**Goal of the exercise**
Pictures stay out. Extract the lines below from the first one through the line with "1400, 1600, 1800];", both included.

**Given material**
········
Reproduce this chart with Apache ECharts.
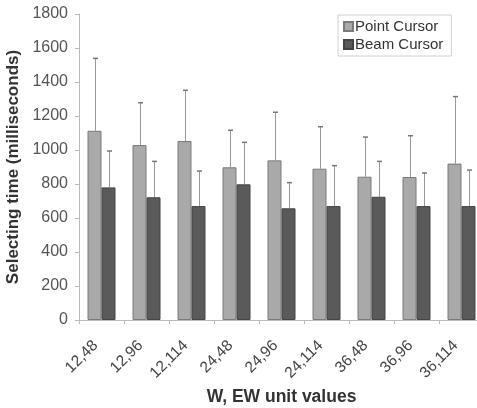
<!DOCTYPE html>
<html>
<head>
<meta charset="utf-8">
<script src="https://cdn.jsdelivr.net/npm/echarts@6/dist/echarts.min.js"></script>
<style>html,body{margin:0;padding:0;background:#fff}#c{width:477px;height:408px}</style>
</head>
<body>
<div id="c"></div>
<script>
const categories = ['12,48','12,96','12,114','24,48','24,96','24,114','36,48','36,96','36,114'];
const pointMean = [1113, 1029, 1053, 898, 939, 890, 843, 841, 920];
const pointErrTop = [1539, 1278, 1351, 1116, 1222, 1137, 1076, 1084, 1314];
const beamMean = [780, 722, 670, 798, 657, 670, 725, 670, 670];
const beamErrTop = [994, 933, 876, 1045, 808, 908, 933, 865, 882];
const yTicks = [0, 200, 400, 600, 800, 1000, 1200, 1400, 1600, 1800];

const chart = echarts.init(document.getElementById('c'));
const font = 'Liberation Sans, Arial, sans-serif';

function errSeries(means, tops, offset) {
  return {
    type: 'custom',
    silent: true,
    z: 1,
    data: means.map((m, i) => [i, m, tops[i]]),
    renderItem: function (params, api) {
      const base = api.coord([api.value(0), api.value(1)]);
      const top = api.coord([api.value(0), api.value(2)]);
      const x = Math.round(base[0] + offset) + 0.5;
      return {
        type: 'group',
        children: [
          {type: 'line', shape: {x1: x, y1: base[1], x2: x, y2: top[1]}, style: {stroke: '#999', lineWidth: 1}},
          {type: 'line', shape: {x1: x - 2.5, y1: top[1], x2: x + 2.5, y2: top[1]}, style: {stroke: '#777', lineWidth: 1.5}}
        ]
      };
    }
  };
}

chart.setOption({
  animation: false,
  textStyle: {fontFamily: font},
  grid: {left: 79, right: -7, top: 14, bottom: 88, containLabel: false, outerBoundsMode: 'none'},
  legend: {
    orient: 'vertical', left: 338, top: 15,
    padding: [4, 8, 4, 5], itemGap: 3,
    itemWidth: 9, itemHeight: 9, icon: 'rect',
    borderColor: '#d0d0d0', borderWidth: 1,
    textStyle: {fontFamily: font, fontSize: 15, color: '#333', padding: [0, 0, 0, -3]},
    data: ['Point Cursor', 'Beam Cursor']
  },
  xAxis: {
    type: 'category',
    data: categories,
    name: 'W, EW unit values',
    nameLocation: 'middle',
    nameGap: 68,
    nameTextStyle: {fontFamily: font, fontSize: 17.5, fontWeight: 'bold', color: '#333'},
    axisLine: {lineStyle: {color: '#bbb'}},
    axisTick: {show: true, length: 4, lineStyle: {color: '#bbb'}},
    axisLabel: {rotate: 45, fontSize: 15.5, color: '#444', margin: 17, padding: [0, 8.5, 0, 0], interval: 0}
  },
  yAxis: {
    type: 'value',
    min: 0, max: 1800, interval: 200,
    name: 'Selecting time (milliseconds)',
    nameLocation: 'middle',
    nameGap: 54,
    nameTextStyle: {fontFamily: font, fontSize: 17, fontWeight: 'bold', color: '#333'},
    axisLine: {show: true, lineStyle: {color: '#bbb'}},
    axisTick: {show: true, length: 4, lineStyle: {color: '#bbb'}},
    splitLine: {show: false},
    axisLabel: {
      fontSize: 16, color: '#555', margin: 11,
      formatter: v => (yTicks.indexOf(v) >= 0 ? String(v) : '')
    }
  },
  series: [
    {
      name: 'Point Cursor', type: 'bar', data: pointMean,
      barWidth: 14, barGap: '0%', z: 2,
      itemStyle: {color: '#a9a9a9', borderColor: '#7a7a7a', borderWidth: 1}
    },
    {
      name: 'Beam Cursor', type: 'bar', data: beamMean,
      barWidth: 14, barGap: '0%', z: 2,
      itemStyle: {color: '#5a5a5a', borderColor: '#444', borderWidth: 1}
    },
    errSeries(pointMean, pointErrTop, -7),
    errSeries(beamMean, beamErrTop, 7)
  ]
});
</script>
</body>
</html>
········
**Written reply**
Reproduce this chart with Apache ECharts.
<!DOCTYPE html>
<html>
<head>
<meta charset="utf-8">
<script src="https://cdn.jsdelivr.net/npm/echarts@6/dist/echarts.min.js"></script>
<style>html,body{margin:0;padding:0;background:#fff}#c{width:477px;height:408px}</style>
</head>
<body>
<div id="c"></div>
<script>
const categories = ['12,48','12,96','12,114','24,48','24,96','24,114','36,48','36,96','36,114'];
const pointMean = [1113, 1029, 1053, 898, 939, 890, 843, 841, 920];
const pointErrTop = [1539, 1278, 1351, 1116, 1222, 1137, 1076, 1084, 1314];
const beamMean = [780, 722, 670, 798, 657, 670, 725, 670, 670];
const beamErrTop = [994, 933, 876, 1045, 808, 908, 933, 865, 882];
const yTicks = [0, 200, 400, 600, 800, 1000, 1200, 1400, 1600, 1800];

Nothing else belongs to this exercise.